Mr. Neal’s other prominent cases included a successful defense, in 1981, of Dr. George Nichopoulos, who had been accused of overprescribing addictive drugs to Elvis Presley, Jerry Lee Lewis and others. In 1987, in a trial that put Hollywood in an unwanted spotlight, Mr. Neal won an acquittal for the film director John Landis, one of five people who had been accused of involuntary manslaughter after a helicopter crash on the set of “Twilight Zone: The Movie” caused the deaths of the actor Vic Morrow and two child actors, Myca Dinh Le and Renee Shinn Chen.

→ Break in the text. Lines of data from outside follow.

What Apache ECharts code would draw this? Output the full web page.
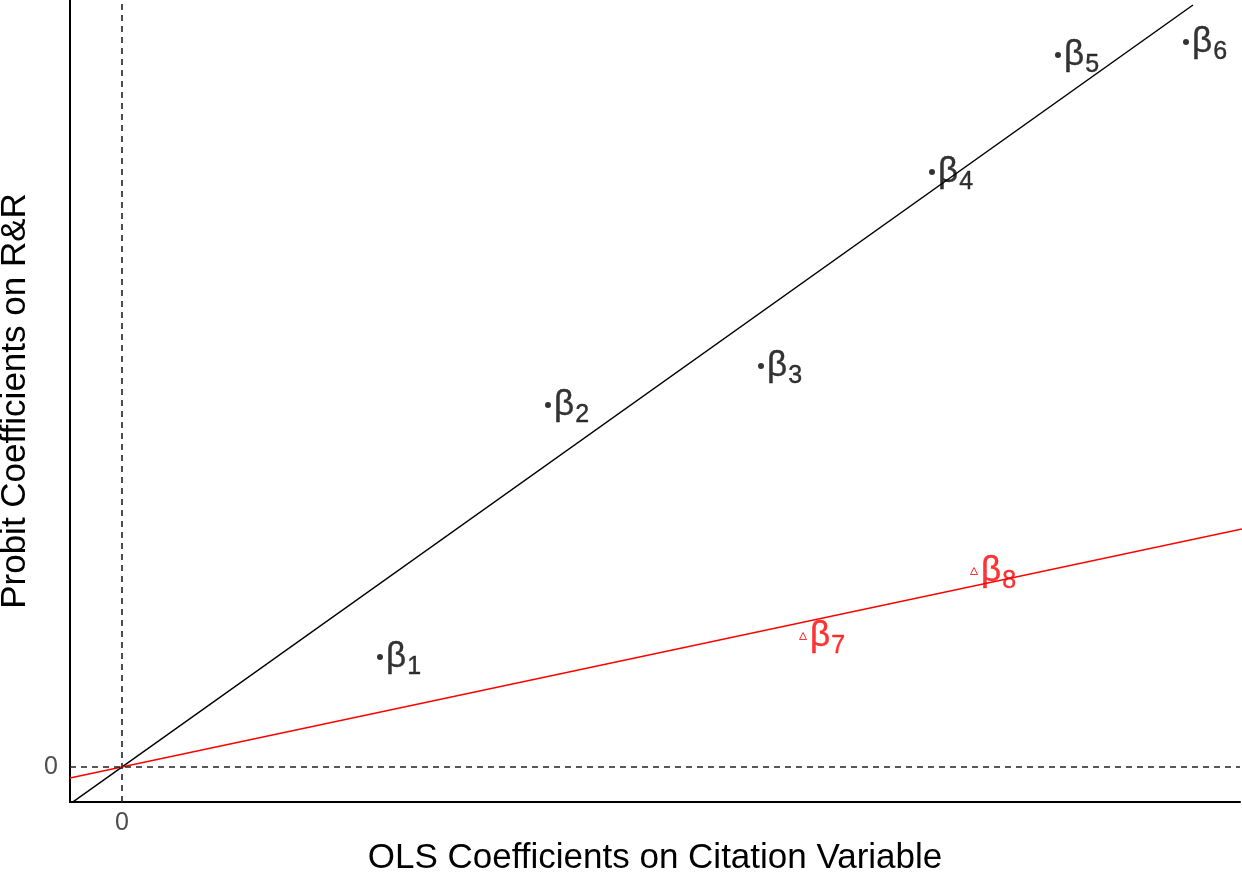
<!DOCTYPE html>
<html>
<head>
<meta charset="utf-8">
<script src="https://cdn.jsdelivr.net/npm/echarts@6/dist/echarts.min.js"></script>
<style>
  html, body { margin: 0; padding: 0; background: #fff; }
  #main { width: 1242px; height: 873px; }
</style>
</head>
<body>
<div id="main"></div>
<script>
// coefficient estimates (arbitrary units)
var olsX = [2.58, 4.26, 6.39, 8.10, 9.36, 10.64];
var probitY = [1.10, 3.62, 4.01, 5.95, 7.12, 7.25];
var blackNames = ['1', '2', '3', '4', '5', '6'];

var redX = [6.81, 8.52];
var redY = [1.31, 1.96];
var redNames = ['7', '8'];

// fitted lines through the origin
var blackLineX = [-0.52, 10.71];
var blackLineY = [-0.37, 7.62];
var redLineX = [-0.52, 11.20];
var redLineY = [-0.11, 2.38];

var font = 'Liberation Sans';

function pts(xs, ys, names) {
  return xs.map(function (x, i) {
    return { value: [x, ys[i]], name: names[i] };
  });
}

function betaLabel(color) {
  return {
    show: true,
    position: 'right',
    distance: 3,
    color: color,
    fontFamily: font,
    formatter: function (p) { return '{b|β}{s|' + p.name + '}'; },
    rich: {
      b: { fontSize: 35, fontFamily: font, color: color, textBorderColor: color, textBorderWidth: 0.4 },
      s: { fontSize: 25, fontFamily: font, color: color, textBorderColor: color, textBorderWidth: 0.4,
           padding: [20, 0, 0, 1] }
    }
  };
}

var myChart = echarts.init(document.getElementById('main'));
myChart.setOption({
  animation: false,
  grid: { left: 70, right: 2, top: 0, bottom: 71, outerBoundsMode: 'none' },
  xAxis: {
    type: 'value',
    min: -0.52,
    max: 11.18,
    name: 'OLS Coefficients on Citation Variable',
    nameLocation: 'middle',
    nameGap: 38,
    nameTextStyle: { fontSize: 35, fontFamily: font, color: '#000' },
    axisLine: { show: true, onZero: false, lineStyle: { color: '#000', width: 2 } },
    axisTick: { show: false },
    splitLine: { show: false },
    axisLabel: { customValues: [0], fontSize: 25, fontFamily: font, color: '#4d4d4d', margin: 9 }
  },
  yAxis: {
    type: 'value',
    min: -0.35,
    max: 7.67,
    name: 'Probit Coefficients on R&R',
    nameLocation: 'middle',
    nameGap: 27,
    nameTextStyle: { fontSize: 35, fontFamily: font, color: '#000' },
    axisLine: { show: true, onZero: false, lineStyle: { color: '#000', width: 2 } },
    axisTick: { show: false },
    splitLine: { show: false },
    axisLabel: { customValues: [0], fontSize: 25, fontFamily: font, color: '#4d4d4d', margin: 12 }
  },
  series: [
    {
      type: 'line',
      data: blackLineX.map(function (x, i) { return [x, blackLineY[i]]; }),
      showSymbol: false,
      lineStyle: { color: '#000', width: 1.5 },
      markLine: {
        silent: true,
        symbol: 'none',
        label: { show: false },
        lineStyle: { color: '#222', type: [6, 5], width: 1.6 },
        data: [{ xAxis: 0 }, { yAxis: 0 }]
      }
    },
    {
      type: 'line',
      data: redLineX.map(function (x, i) { return [x, redLineY[i]]; }),
      showSymbol: false,
      lineStyle: { color: '#ff0000', width: 1.6 }
    },
    {
      type: 'scatter',
      data: pts(olsX, probitY, blackNames),
      symbol: 'circle',
      symbolSize: 6,
      itemStyle: { color: '#000' },
      label: betaLabel('#000')
    },
    {
      type: 'scatter',
      data: pts(redX, redY, redNames),
      symbol: 'triangle',
      symbolSize: 7,
      itemStyle: { color: 'rgba(0,0,0,0)', borderColor: '#ff0000', borderWidth: 1 },
      label: betaLabel('#ff0000')
    }
  ]
});
</script>
</body>
</html>
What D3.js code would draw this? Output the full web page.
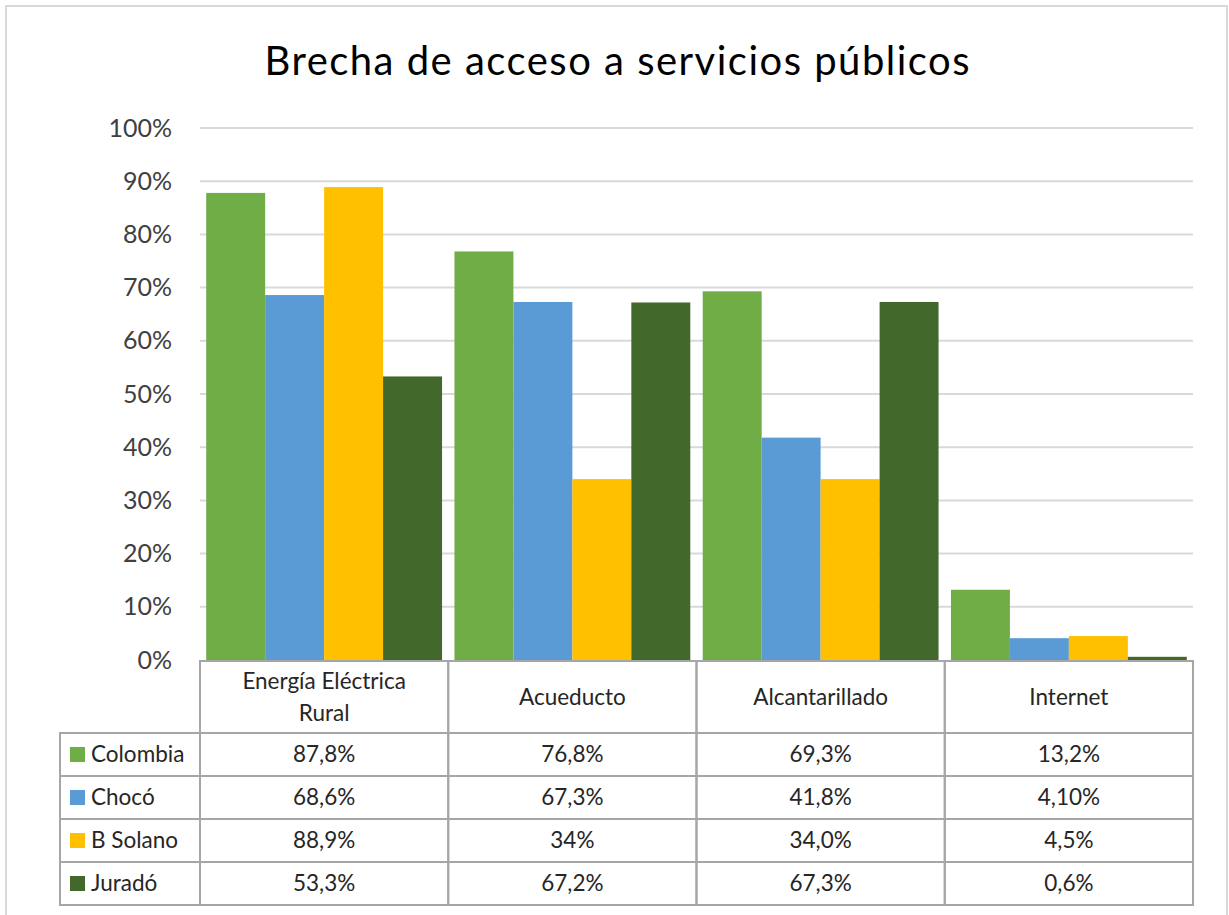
<!DOCTYPE html>
<html>
<head>
<meta charset="utf-8">
<script src="https://cdn.jsdelivr.net/npm/d3@7"></script>
<style>
  body { margin: 0; background: #fff; }
  svg { font-family: Lato, 'Open Sans', sans-serif; }
</style>
</head>
<body>
<script>
// data
const categories = ['Energía Eléctrica Rural', 'Acueducto', 'Alcantarillado', 'Internet'];
const catLines = [['Energía Eléctrica', 'Rural'], ['Acueducto'], ['Alcantarillado'], ['Internet']];
const seriesNames = ['Colombia', 'Chocó', 'B Solano', 'Juradó'];
const colombia = [0.878, 0.768, 0.693, 0.132];
const choco = [0.686, 0.673, 0.418, 0.041];
const bSolano = [0.889, 0.34, 0.34, 0.045];
const jurado = [0.533, 0.672, 0.673, 0.006];
const labels = [
  ['87,8%', '76,8%', '69,3%', '13,2%'],
  ['68,6%', '67,3%', '41,8%', '4,10%'],
  ['88,9%', '34%', '34,0%', '4,5%'],
  ['53,3%', '67,2%', '67,3%', '0,6%']
];
const yTicks = [0, 0.1, 0.2, 0.3, 0.4, 0.5, 0.6, 0.7, 0.8, 0.9, 1];
const colors = ['#70AD47', '#5B9BD5', '#FFC000', '#43682B'];
const series = [colombia, choco, bSolano, jurado];

let width = 1229, height = 915;
let svg = d3.select('body').append('svg')
  .attr('width', width)
  .attr('height', height);

// outer chart border
svg.append('rect')
  .attr('x', 6).attr('y', 6)
  .attr('width', 1221).attr('height', 920)
  .attr('fill', 'none')
  .attr('stroke', '#d9d9d9')
  .attr('stroke-width', 2);

svg.append('text')
  .attr('x', 617).attr('y', 75)
  .attr('text-anchor', 'middle')
  .attr('font-size', 40)
  .attr('textLength', 705)
  .attr('lengthAdjust', 'spacing')
  .attr('fill', '#000')
  .text('Brecha de acceso a servicios públicos');

let pLeft = 200, pRight = 1193, pTop = 128, pBottom = 660;

let x = d3.scaleBand().domain(categories).range([pLeft, pRight])
  .paddingInner(0.05).paddingOuter(0.025);
let xs = d3.scaleBand().domain(seriesNames).range([0, x.bandwidth()]);
let y = d3.scaleLinear().domain([0, 1]).range([pBottom, pTop]);

// gridlines
svg.append('g').selectAll('line').data(yTicks.filter(d => d > 0)).enter().append('line')
  .attr('x1', pLeft).attr('x2', pRight)
  .attr('y1', d => y(d)).attr('y2', d => y(d))
  .attr('stroke', '#d9d9d9').attr('stroke-width', 2);

// y axis labels
let yAxis = d3.axisLeft(y).tickValues(yTicks).tickFormat(d3.format('.0%')).tickSize(0).tickPadding(28);
let ya = svg.append('g').attr('transform', 'translate(' + pLeft + ',0)').call(yAxis);
ya.select('.domain').remove();
ya.selectAll('text').attr('font-size', 25).attr('fill', '#404040')
  .attr('font-family', 'Lato, sans-serif');

// bars
series.forEach((vals, si) => {
  svg.append('g').selectAll('rect').data(vals).enter().append('rect')
    .attr('x', (d, i) => x(categories[i]) + xs(seriesNames[si]))
    .attr('width', xs.bandwidth())
    .attr('y', d => y(d))
    .attr('height', d => y(0) - y(d))
    .attr('fill', colors[si]);
});

// data table
let tableTop = 661, headerH = 72, rowH = 43, keyLeft = 60;
let colW = (pRight - pLeft) / 4;
let fs = 22.5;
let tg = svg.append('g');
let stroke = '#a6a6a6';
categories.forEach((c, i) => {
  let x0 = pLeft + i * colW;
  tg.append('rect').attr('x', x0).attr('y', tableTop)
    .attr('width', colW).attr('height', headerH)
    .attr('fill', 'none').attr('stroke', stroke).attr('stroke-width', 2);
  let lines = catLines[i];
  let cy = tableTop + headerH / 2 - (lines.length - 1) * 16;
  lines.forEach((l, li) => {
    tg.append('text').attr('x', x0 + colW / 2).attr('y', cy + li * 32)
      .attr('dy', '0.35em').attr('text-anchor', 'middle')
      .attr('font-size', fs).attr('fill', '#262626').text(l);
  });
});
seriesNames.forEach((s, si) => {
  let ry = tableTop + headerH + si * rowH;
  tg.append('rect').attr('x', keyLeft).attr('y', ry)
    .attr('width', pLeft - keyLeft).attr('height', rowH)
    .attr('fill', 'none').attr('stroke', stroke).attr('stroke-width', 2);
  tg.append('rect').attr('x', 70).attr('y', ry + rowH / 2 - 7.5)
    .attr('width', 15).attr('height', 15).attr('fill', colors[si]);
  tg.append('text').attr('x', 91).attr('y', ry + rowH / 2).attr('dy', '0.35em')
    .attr('font-size', fs).attr('fill', '#262626').text(s);
  categories.forEach((c, i) => {
    let x0 = pLeft + i * colW;
    tg.append('rect').attr('x', x0).attr('y', ry)
      .attr('width', colW).attr('height', rowH)
      .attr('fill', 'none').attr('stroke', stroke).attr('stroke-width', 2);
    tg.append('text').attr('x', x0 + colW / 2).attr('y', ry + rowH / 2)
      .attr('dy', '0.35em').attr('text-anchor', 'middle')
      .attr('font-size', fs).attr('fill', '#262626').text(labels[si][i]);
  });
});
</script>
</body>
</html>
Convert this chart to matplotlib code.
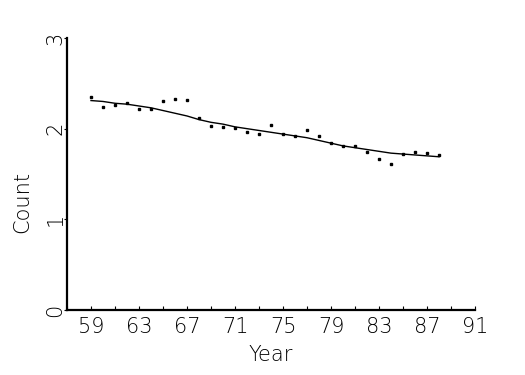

Mr. Neal was hired in 1990 to represent the Exxon Corporation after a spill by the oil tanker Valdez befouled Prince William Sound and the Alaska shoreline. The company paid about $1 billion in compensation and punitive damages.

In 1997, Mr. Neal was hired by Vice President Gore, who was being investigated by the Justice Department for his fund-raising activities on behalf of the Democratic Party. The questions stemmed from Mr. Gore’s attendance at a luncheon at a Buddhist monastery near Los Angeles in 1996; his presence at a number of White House coffees in 1995 and 1996, which may or may not have required attendees to contribute to the Democratic Party; and his use of his White House office to make fund-raising telephone calls.

The legal inquiries persisted until 2000, when, during Mr. Gore’s presidential campaign, Attorney General Janet Reno declined to appoint a special prosecutor to pursue the case against him.

Mr. Neal’s first two marriages ended in divorce. In addition to his wife, a lawyer who was legal counsel to Gov. Ned McWherter of Tennessee and whom he married in 1990, he is survived by two sisters, Lila Ligon, of Nashville, and Dorothy Boozer, of Gallatin, Tenn.; a son, James, known as Flash, of Nashville; a daughter, Julie, of Chapel Hill, N.C., a stepdaughter, Sarah Cooper Nickoloff, of Nashville; and five grandchildren.

Asked to describe her husband, Mrs. Neal said, “He was just so competitive,” a reprise of the sentiment offered by his law partner, Aubrey B. Harwell Jr., 36 years ago.

“Flip him to see who buys lunch, and he loses,” Mr. Harwell said about Mr. Neal. “The day’s a disaster.”